-- BEGIN Collected material --

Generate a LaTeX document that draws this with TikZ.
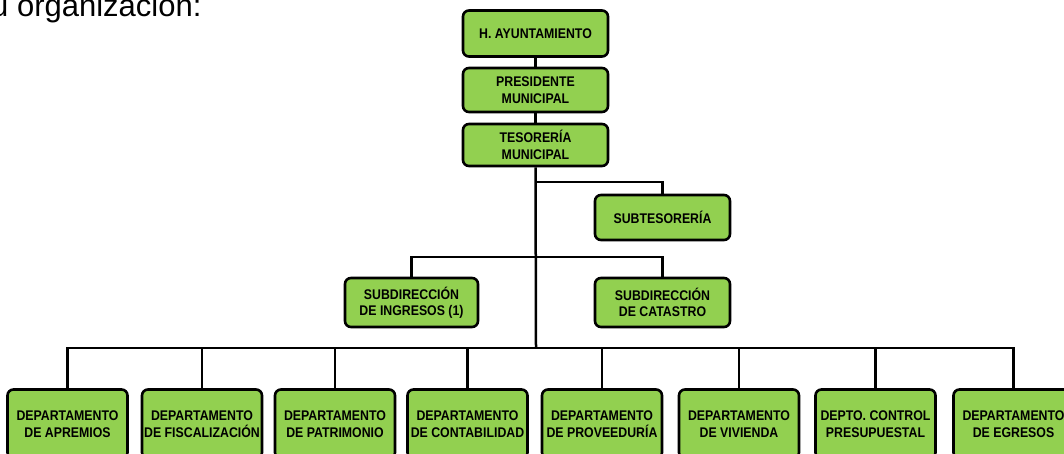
\documentclass[tikz,border=0pt]{standalone}
\usepackage{fontspec}
\setmainfont{Liberation Sans}
\newfontfamily\boxfont{Liberation Sans}[FakeStretch=0.88]
\definecolor{boxgreen}{RGB}{146,208,80}
\tikzset{
  unitbox/.style={draw=black, line width=2.6pt, fill=boxgreen, rounded corners=6pt,
    inner sep=0pt, align=center, text=black,
    font=\boxfont\fontsize{14}{16.5}\selectfont\bfseries},
  topbox/.style={unitbox, minimum width=145pt},
  deptbox/.style={unitbox, minimum width=120pt, minimum height=69pt},
  link/.style={draw=black, line width=2.5pt}
}
\begin{document}
\begin{tikzpicture}[x=1pt, y=-1pt]
\useasboundingbox (0,0) rectangle (1064,454);
\clip (0,0) rectangle (1064,454);
\fill[white] (0,0) rectangle (1064,454);

% running text above the chart
\node[anchor=base west, inner sep=0pt, font=\fontsize{31}{36}\selectfont] (lead) at (-9,17) {u organización:};

% upper chain
\node[topbox, minimum height=46pt] (ayto) at (535.5,33.5) {H. AYUNTAMIENTO};
\node[topbox, minimum height=44pt] (pres) at (535.5,90) {PRESIDENTE\\MUNICIPAL};
\node[topbox, minimum height=42pt] (teso) at (535.5,145) {TESORERÍA\\MUNICIPAL};

% second level
\node[unitbox, minimum width=135pt, minimum height=45pt] (subt) at (662.5,217.5) {SUBTESORERÍA};
\node[unitbox, minimum width=133pt, minimum height=49pt] (ingr) at (411.5,302.5) {SUBDIRECCIÓN\\DE INGRESOS (1)};
\node[unitbox, minimum width=135pt, minimum height=49pt] (cata) at (662.5,302.5) {SUBDIRECCIÓN\\DE CATASTRO};

% departments
\node[deptbox] (d1) at (67.5,424) {DEPARTAMENTO\\DE APREMIOS};
\node[deptbox] (d2) at (202,424) {DEPARTAMENTO\\DE FISCALIZACIÓN};
\node[deptbox] (d3) at (335,424) {DEPARTAMENTO\\DE PATRIMONIO};
\node[deptbox] (d4) at (467.5,424) {DEPARTAMENTO\\DE CONTABILIDAD};
\node[deptbox] (d5) at (602,424) {DEPARTAMENTO\\DE PROVEEDURÍA};
\node[deptbox] (d6) at (739,424) {DEPARTAMENTO\\DE VIVIENDA};
\node[deptbox] (d7) at (875.5,424) {DEPTO. CONTROL\\PRESUPUESTAL};
\node[deptbox] (d8) at (1013.5,424) {DEPARTAMENTO\\DE EGRESOS};

% junctions on the trunk
\coordinate (j1) at (536,182);
\coordinate (j2) at (536,257);
\coordinate (j3) at (536,348);

% connectors
\draw[link] (ayto.south) -- (pres.north);
\draw[link] (pres.south) -- (teso.north);
\draw[link] (teso.south) -- (j3);
\draw[link] (j1) -| (subt.north);
\draw[link] (j2) -| (ingr.north);
\draw[link] (j2) -| (cata.north);
\foreach \d in {d1,d2,d3,d4,d5,d6,d7,d8}{
  \draw[link] (j3) -| (\d.north);
}
\end{tikzpicture}
\end{document}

-- END Collected material --

— Exercise description —
Please extract exactly the lines of the data, from the first through the line containing "width=135pt, minimum height=49pt]", and add no pictures to the copy.

— Solution —
Generate a LaTeX document that draws this with TikZ.
\documentclass[tikz,border=0pt]{standalone}
\usepackage{fontspec}
\setmainfont{Liberation Sans}
\newfontfamily\boxfont{Liberation Sans}[FakeStretch=0.88]
\definecolor{boxgreen}{RGB}{146,208,80}
\tikzset{
  unitbox/.style={draw=black, line width=2.6pt, fill=boxgreen, rounded corners=6pt,
    inner sep=0pt, align=center, text=black,
    font=\boxfont\fontsize{14}{16.5}\selectfont\bfseries},
  topbox/.style={unitbox, minimum width=145pt},
  deptbox/.style={unitbox, minimum width=120pt, minimum height=69pt},
  link/.style={draw=black, line width=2.5pt}
}
\begin{document}
\begin{tikzpicture}[x=1pt, y=-1pt]
\useasboundingbox (0,0) rectangle (1064,454);
\clip (0,0) rectangle (1064,454);
\fill[white] (0,0) rectangle (1064,454);

% running text above the chart
\node[anchor=base west, inner sep=0pt, font=\fontsize{31}{36}\selectfont] (lead) at (-9,17) {u organización:};

% upper chain
\node[topbox, minimum height=46pt] (ayto) at (535.5,33.5) {H. AYUNTAMIENTO};
\node[topbox, minimum height=44pt] (pres) at (535.5,90) {PRESIDENTE\\MUNICIPAL};
\node[topbox, minimum height=42pt] (teso) at (535.5,145) {TESORERÍA\\MUNICIPAL};

% second level
\node[unitbox, minimum width=135pt, minimum height=45pt] (subt) at (662.5,217.5) {SUBTESORERÍA};
\node[unitbox, minimum width=133pt, minimum height=49pt] (ingr) at (411.5,302.5) {SUBDIRECCIÓN\\DE INGRESOS (1)};
\node[unitbox, minimum width=135pt, minimum height=49pt] (cata) at (662.5,302.5) {SUBDIRECCIÓN\\DE CATASTRO};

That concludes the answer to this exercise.